**What to work on**
Copy whichever lines contain the string "chart".

-- Begin Dataset content --

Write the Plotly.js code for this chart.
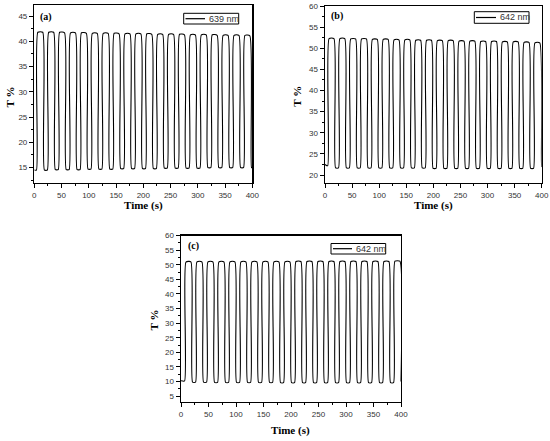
<!DOCTYPE html>
<html>
<head>
<meta charset="utf-8">
<script src="https://cdn.plot.ly/plotly-3.0.1.min.js"></script>
<style>html,body{margin:0;padding:0;background:#fff;}#chart{width:550px;height:441px;}</style>
</head>
<body>
<div id="chart"></div>
<script>
// Panel (a) 639 nm : time (s) and transmittance T %
const timeA = [0, 4, 6.5, 15.5, 18.5, 24, 26.5, 35.5, 38.5, 44, 46.5, 55.5, 58.5, 64, 66.5, 75.5, 78.5,
  84, 86.5, 95.5, 98.5, 104, 106.5, 115.5, 118.5, 124, 126.5, 135.5, 138.5, 144, 146.5, 155.5, 158.5,
  164, 166.5, 175.5, 178.5, 184, 186.5, 195.5, 198.5, 204, 206.5, 215.5, 218.5, 224, 226.5, 235.5, 238.5,
  244, 246.5, 255.5, 258.5, 264, 266.5, 275.5, 278.5, 284, 286.5, 295.5, 298.5, 304, 306.5, 315.5, 318.5,
  324, 326.5, 335.5, 338.5, 344, 346.5, 355.5, 358.5, 364, 366.5, 375.5, 378.5, 384, 386.5, 395.5, 398.5, 400];
const transA = [14.5, 14.5, 41.8, 41.8, 14.5, 14.5, 41.8, 41.8, 14.6, 14.6, 41.8, 41.7, 14.6, 14.6, 41.7, 41.7, 14.6,
  14.6, 41.7, 41.6, 14.7, 14.7, 41.6, 41.6, 14.7, 14.7, 41.6, 41.6, 14.7, 14.7, 41.6, 41.5, 14.8,
  14.8, 41.5, 41.5, 14.8, 14.8, 41.5, 41.5, 14.8, 14.8, 41.5, 41.4, 14.8, 14.8, 41.4, 41.4, 14.9,
  14.9, 41.4, 41.4, 14.9, 14.9, 41.4, 41.3, 14.9, 14.9, 41.3, 41.3, 14.9, 14.9, 41.3, 41.3, 15.0,
  15.0, 41.3, 41.2, 15.0, 15.0, 41.2, 41.2, 15.0, 15.0, 41.2, 41.2, 15.0, 15.0, 41.2, 41.1, 15.0, 15.0];

// Panel (b) 642 nm
const timeB = [0, 5, 7.5, 16.5, 19.5, 25, 27.5, 36.5, 39.5, 45, 47.5, 56.5, 59.5, 65, 67.5, 76.5, 79.5,
  85, 87.5, 96.5, 99.5, 105, 107.5, 116.5, 119.5, 125, 127.5, 136.5, 139.5, 145, 147.5, 156.5, 159.5,
  165, 167.5, 176.5, 179.5, 185, 187.5, 196.5, 199.5, 205, 207.5, 216.5, 219.5, 225, 227.5, 236.5, 239.5,
  245, 247.5, 256.5, 259.5, 265, 267.5, 276.5, 279.5, 285, 287.5, 296.5, 299.5, 305, 307.5, 316.5, 319.5,
  325, 327.5, 336.5, 339.5, 345, 347.5, 356.5, 359.5, 365, 367.5, 376.5, 379.5, 385, 387.5, 396.5, 399.5, 400];
const transB = [22.5, 22.2, 52.3, 52.3, 21.7, 21.7, 52.3, 52.3, 21.7, 21.7, 52.2, 52.2, 21.7, 21.7, 52.2, 52.2, 21.7,
  21.7, 52.1, 52.1, 21.7, 21.7, 52.1, 52.1, 21.7, 21.7, 52.0, 52.0, 21.7, 21.7, 52.0, 52.0, 21.7,
  21.7, 51.9, 51.9, 21.7, 21.7, 51.9, 51.9, 21.6, 21.6, 51.8, 51.8, 21.6, 21.6, 51.8, 51.8, 21.6,
  21.6, 51.7, 51.7, 21.6, 21.6, 51.7, 51.7, 21.6, 21.6, 51.6, 51.6, 21.6, 21.6, 51.6, 51.6, 21.6,
  21.6, 51.5, 51.5, 21.6, 21.6, 51.5, 51.5, 21.6, 21.6, 51.4, 51.4, 21.6, 21.6, 51.3, 51.3, 22.0, 22.2];

// Panel (c) 642 nm
const timeC = [0, 6.5, 9, 18, 21, 26.5, 29, 38, 41, 46.5, 49, 58, 61, 66.5, 69, 78, 81,
  86.5, 89, 98, 101, 106.5, 109, 118, 121, 126.5, 129, 138, 141, 146.5, 149, 158, 161,
  166.5, 169, 178, 181, 186.5, 189, 198, 201, 206.5, 209, 218, 221, 226.5, 229, 238, 241,
  246.5, 249, 258, 261, 266.5, 269, 278, 281, 286.5, 289, 298, 301, 306.5, 309, 318, 321,
  326.5, 329, 338, 341, 346.5, 349, 358, 361, 366.5, 369, 378, 381, 386.5, 389, 398, 400];
const transC = [10.3, 10.2, 50.9, 51.0, 9.8, 9.8, 51.0, 51.0, 9.8, 9.8, 51.0, 51.0, 9.7, 9.7, 51.0, 51.0, 9.7,
  9.7, 51.0, 51.0, 9.7, 9.7, 51.0, 51.0, 9.7, 9.7, 51.0, 51.0, 9.7, 9.7, 51.0, 51.0, 9.7,
  9.7, 51.0, 51.0, 9.6, 9.6, 51.0, 51.0, 9.6, 9.6, 51.1, 51.1, 9.6, 9.6, 51.1, 51.1, 9.6,
  9.6, 51.1, 51.1, 9.6, 9.6, 51.1, 51.1, 9.6, 9.6, 51.1, 51.1, 9.6, 9.6, 51.1, 51.1, 9.6,
  9.6, 51.1, 51.1, 9.6, 9.6, 51.1, 51.1, 9.6, 9.6, 51.1, 51.1, 9.6, 9.6, 51.2, 51.2, 10.0];

const seriesNames = ['639 nm', '642 nm', '642 nm'];
const panelLabels = ['(a)', '(b)', '(c)'];
const xTitle = 'Time (s)';
const yTitle = 'T %';

const lineStyle = {color: '#000', width: 1.1, shape: 'spline', smoothing: 0.5};
const data = [
  {x: timeA, y: transA, xaxis: 'x', yaxis: 'y', mode: 'lines', line: lineStyle, name: seriesNames[0], showlegend: false},
  {x: timeB, y: transB, xaxis: 'x2', yaxis: 'y2', mode: 'lines', line: lineStyle, name: seriesNames[1], showlegend: false},
  {x: timeC, y: transC, xaxis: 'x3', yaxis: 'y3', mode: 'lines', line: lineStyle, name: seriesNames[2], showlegend: false}
];

const tickFont = {family: 'Liberation Sans, Arial, sans-serif', size: 8, color: '#333'};
function xax(dom, anchor) {
  return {domain: dom, anchor: anchor, range: [0, 400], tick0: 0, dtick: 50, ticks: 'outside', ticklen: 4,
    tickwidth: 1, tickcolor: '#000', showline: true, linecolor: '#000', linewidth: 1.4, mirror: true,
    showgrid: false, zeroline: false, tickfont: tickFont, fixedrange: true,
    minor: {ticks: 'outside', dtick: 25, ticklen: 2, tickcolor: '#000', tickwidth: 1, showgrid: false}};
}
function yax(dom, anchor, rng) {
  return {domain: dom, anchor: anchor, range: rng, tick0: 0, dtick: 5, ticks: 'outside', ticklen: 4,
    tickwidth: 1, tickcolor: '#000', showline: true, linecolor: '#000', linewidth: 1.4, mirror: true,
    showgrid: false, zeroline: false, tickfont: tickFont, fixedrange: true,
    minor: {ticks: 'outside', dtick: 2.5, ticklen: 2, tickcolor: '#000', tickwidth: 1, showgrid: false}};
}

const W = 550, H = 441;
const px = v => v / W;
const py = v => 1 - v / H;

const titleFont = {family: 'Liberation Serif, Times New Roman, serif', size: 11, color: '#000'};
const labelFont = {family: 'Liberation Serif, Times New Roman, serif', size: 10, color: '#000'};
const legFont = {family: 'Liberation Sans, Arial, sans-serif', size: 9, color: '#333'};

function ann(text, x, y, font, extra) {
  return Object.assign({text: text, x: px(x), y: py(y), xref: 'paper', yref: 'paper', showarrow: false,
    xanchor: 'center', yanchor: 'middle', font: font}, extra || {});
}

const legends = [
  {box: [183.7, 13.3, 238.7, 24], line: [185.5, 205], ly: 18.7, tx: 207},
  {box: [474.3, 11.7, 529, 23.3], line: [476, 496], ly: 17.5, tx: 498},
  {box: [331, 243.5, 385.7, 254], line: [333, 352], ly: 248.7, tx: 354}
];

const shapes = [];
const annotations = [
  ann('<b>' + yTitle + '</b>', 9.5, 97, titleFont, {textangle: -90}),
  ann('<b>' + xTitle + '</b>', 143, 205, titleFont),
  ann('<b>' + yTitle + '</b>', 296.7, 96, titleFont, {textangle: -90}),
  ann('<b>' + xTitle + '</b>', 433, 205, titleFont),
  ann('<b>' + yTitle + '</b>', 153.5, 320, titleFont, {textangle: -90}),
  ann('<b>' + xTitle + '</b>', 290, 430, titleFont),
  ann('<b>' + panelLabels[0] + '</b>', 46, 17, labelFont),
  ann('<b>' + panelLabels[1] + '</b>', 337, 15.5, labelFont),
  ann('<b>' + panelLabels[2] + '</b>', 193, 245.5, labelFont)
];
legends.forEach((lg, i) => {
  shapes.push({type: 'rect', xref: 'paper', yref: 'paper', x0: px(lg.box[0]), x1: px(lg.box[2]),
    y0: py(lg.box[3]), y1: py(lg.box[1]), line: {color: '#000', width: 1}, fillcolor: 'rgba(0,0,0,0)'});
  shapes.push({type: 'line', xref: 'paper', yref: 'paper', x0: px(lg.line[0]), x1: px(lg.line[1]),
    y0: py(lg.ly), y1: py(lg.ly), line: {color: '#000', width: 1.2}});
  annotations.push(ann(seriesNames[i], lg.tx, lg.ly, legFont, {xanchor: 'left'}));
});

const layout = {
  width: W, height: H, margin: {l: 0, r: 0, t: 0, b: 0, pad: 0},
  paper_bgcolor: '#fff', plot_bgcolor: '#fff', showlegend: false,
  xaxis: xax([px(34.3), px(252.3)], 'y'),
  yaxis: yax([py(182.7), py(5)], 'x', [12, 47.2]),
  xaxis2: xax([px(325), px(541.7)], 'y2'),
  yaxis2: yax([py(182.7), py(6)], 'x2', [18.2, 60]),
  xaxis3: xax([px(181), px(401)], 'y3'),
  yaxis3: yax([py(402), py(235.5)], 'x3', [3, 60]),
  shapes: shapes,
  annotations: annotations
};

Plotly.newPlot('chart', data, layout, {displayModeBar: false, staticPlot: true});
</script>
</body>
</html>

-- End Dataset content --

**Task solution**
Write the Plotly.js code for this chart.
<style>html,body{margin:0;padding:0;background:#fff;}#chart{width:550px;height:441px;}</style>
<div id="chart"></div>
Plotly.newPlot('chart', data, layout, {displayModeBar: false, staticPlot: true});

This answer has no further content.